One of the biggest and most urgent issues facing historical scholarship in the next several decades involves the transition to digital archival work, and with it the question of how the materiality of archival sources can be preserved, respected, and communicated in that translation. The importance of archival sources as material objects has become a vital branch of study in the last few decades, as historians and literary critics have begun asking detailed questions about the signification of paper, binding, type, etc., to the meaning of texts. This has occurred partially in response to the mania for textuality that was associated with the critical theory boom of the 1980’s and 1990’s, but it has also coincided with the advent of increasing digitization of the archives. On of the one hand, as anybody who has ever struggled with microfilm can tell you, digitized archives – even very simple ones that just display high quality digital images — can be a major step forward for scholars asking materially oriented questions. Most of the time on microfilm, binds are left unreproduced, paper and watermarks etc. are washed out in the harsh whites of the microfilm, and any sense of the materiality of the original document is lost in the always present awareness of the materiality of the film through which you are viewing it. Some digital archives, such as the EEBO database and a database I’ve been using a ton this semester, the Virginia Company Archives, are simply digitized images of microfilm, and thus perpetuate rather than alleviate the limitations of the microfilm era (which it’s worth noting made archives transportable in important ways – how else could we access significant manuscripts from the British Library at GSU?). Good digital imaging can really help with this – when you look, for example, at a high end database such as State Papers Online or the Cecil Papers, it is at least possible to see what types of paper are being used, and watermarks chainlines and other information occasionally bleed through. On really powerful imaging sights such as the Folger’s Luna database, even more can be accomplished.

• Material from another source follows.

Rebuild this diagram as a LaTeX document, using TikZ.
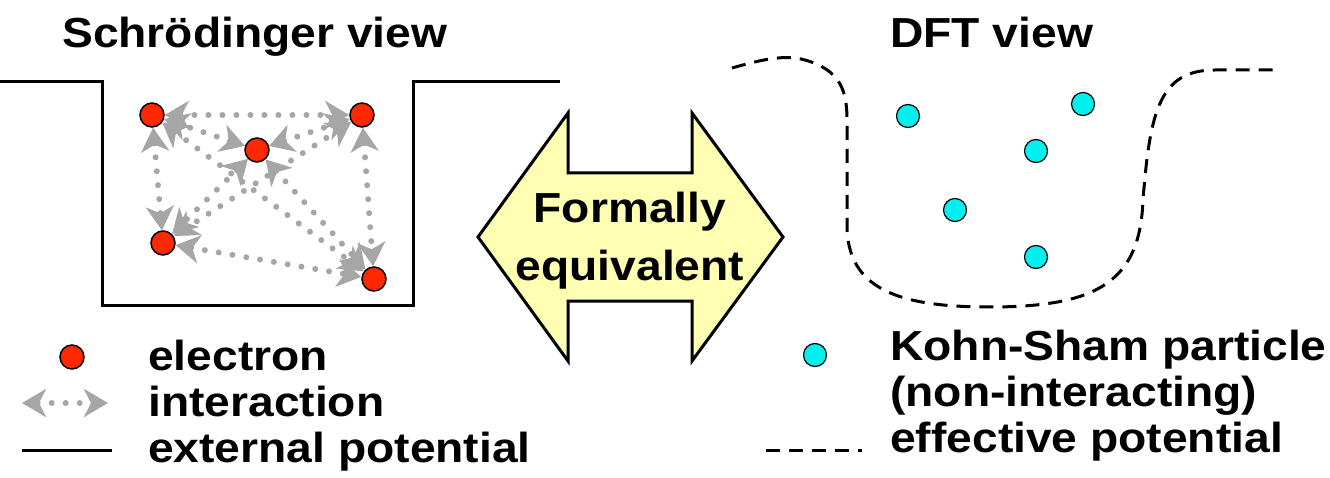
\documentclass[tikz,border=0pt]{standalone}
\usepackage{fontspec}
\newfontfamily\diagfont[FakeStretch=1.1]{Liberation Sans}
\usetikzlibrary{arrows.meta,positioning}

\definecolor{elred}{RGB}{255,40,0}
\definecolor{kscyan}{RGB}{0,240,240}
\definecolor{eqyellow}{RGB}{255,255,180}

\begin{document}
\begin{tikzpicture}[x=1pt, y=-1pt,
  txt/.style={font=\diagfont\bfseries\fontsize{42}{46}\selectfont, inner sep=0pt, anchor=base west},
  electron/.style={circle, draw=black, line width=1.5pt, fill=elred, minimum size=24pt, inner sep=0pt},
  ksdot/.style={circle, draw=black, line width=1.2pt, fill=kscyan, minimum size=23pt, inner sep=0pt},
  interact/.style={draw=gray!70, line width=6pt, dash pattern=on 0pt off 14pt, line cap=round,
    {Stealth[length=24pt, width=28pt, inset=7pt, fill=gray!70]}-{Stealth[length=24pt, width=28pt, inset=7pt, fill=gray!70]}},
  extpot/.style={line width=3pt},
  effpot/.style={line width=3pt, dash pattern=on 14pt off 9pt},
]
\useasboundingbox (0,0) rectangle (1330,478);

% === Schroedinger view ===
\node[txt] (stitle) at (62,48) {Schrödinger view};
\draw[extpot] (0,82) -- (102,82) -- (102,305) -- (413,305) -- (413,82) -- (560,82);

\node[electron] (el1) at (152,115) {};
\node[electron] (el2) at (257,150) {};
\node[electron] (el3) at (362,115) {};
\node[electron] (el4) at (163,243) {};
\node[electron] (el5) at (374,279) {};

\foreach \a/\b in {el1/el3, el1/el4, el3/el5, el4/el5, el2/el1, el2/el3, el2/el4, el2/el5, el1/el5, el3/el4}
  \draw[interact] (\a) -- (\b);

% === Formally equivalent ===
\draw[line width=3pt, fill=eqyellow, line join=miter]
  (478,237) -- (568,113) -- (568,173) -- (692,173) -- (692,113) -- (783,237)
  -- (692,361) -- (692,301) -- (568,301) -- (568,361) -- cycle;
\node[txt, anchor=base] (eq1) at (630,223) {Formally};
\node[txt, anchor=base] (eq2) at (630,280) {equivalent};

% === DFT view ===
\node[txt] (dtitle) at (890,48) {DFT view};
\draw[effpot] (732,68) .. controls (760,60) and (785,54) .. (805,60)
  .. controls (840,70) and (847,90) .. (847,120) -- (847,225)
  .. controls (847,290) and (900,307) .. (990,307)
  .. controls (1100,307) and (1140,280) .. (1143,200)
  .. controls (1150,110) and (1160,70) .. (1215,70) -- (1278,70);

\node[ksdot] (ks1) at (908,116) {};
\node[ksdot] (ks2) at (1083,104) {};
\node[ksdot] (ks3) at (1036,151) {};
\node[ksdot] (ks4) at (955,210) {};
\node[ksdot] (ks5) at (1036,257) {};

% === legend, left ===
\node[electron] (legel) at (72,357) {};
\node[txt] (lelectron) at (148,370) {electron};
\coordinate (intL) at (22,403);
\coordinate (intR) at (108,403);
\draw[interact] (intL) -- (intR);
\node[txt] (linteract) at (148,416) {interaction};
\coordinate (extL) at (22,450);
\coordinate (extR) at (112,450);
\draw[extpot] (extL) -- (extR);
\node[txt] (lext) at (148,462) {external potential};

% === legend, right ===
\node[ksdot] (legks) at (815,355) {};
\node[txt] (lks) at (890,360) {Kohn-Sham particle};
\node[txt] (lnonint) at (890,406) {(non-interacting)};
\coordinate (effL) at (766,450);
\coordinate (effR) at (862,450);
\draw[effpot] (effL) -- (effR);
\node[txt] (leff) at (890,452) {effective potential};

\end{tikzpicture}
\end{document}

But, it is inevitable that questions about the materiality of archival sources will ultimately need to be answered with physical rather than virtual sources. Even so, there are ways to make sure that as much of the physical information about a source as possible are being preserved in its digital form. This is something that TEI, a specialized set of XML tags, makes possible. At the Hoccleve Archives, I have been working on building TEI headers which contain significant bibliographic and material information about the manuscripts that we using to build our database.

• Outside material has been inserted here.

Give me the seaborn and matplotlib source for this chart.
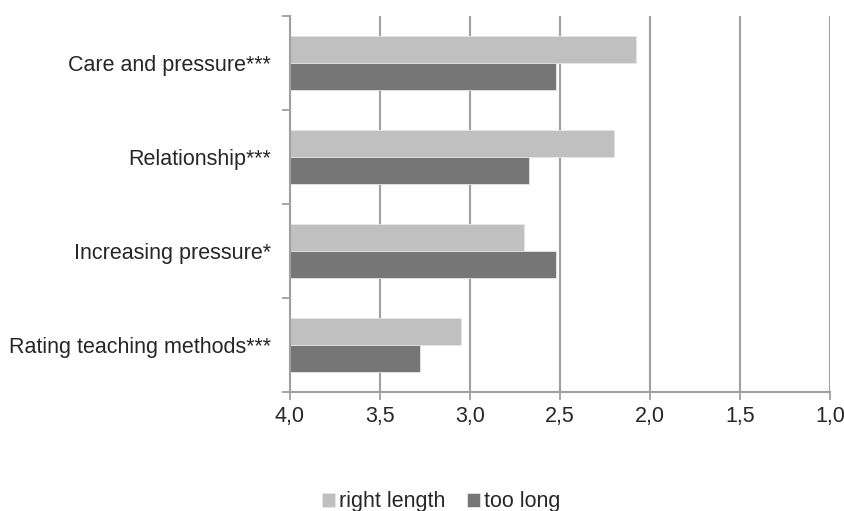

By using TEI, I am able to record the provenance of the manuscript, make detailed notes about its binding, clasps, the parchment on which it was written, the numerous inks and pencil marks that have been added to it over time, etc.
This is the part of the post where I had intended to show you the TEI header that I have built. But, word press keeps converting it from code into a display copy that strips out most of the data that I wanted to display. Do any SIF’s out there know how to paste code into wordpress and have it display it as simple text?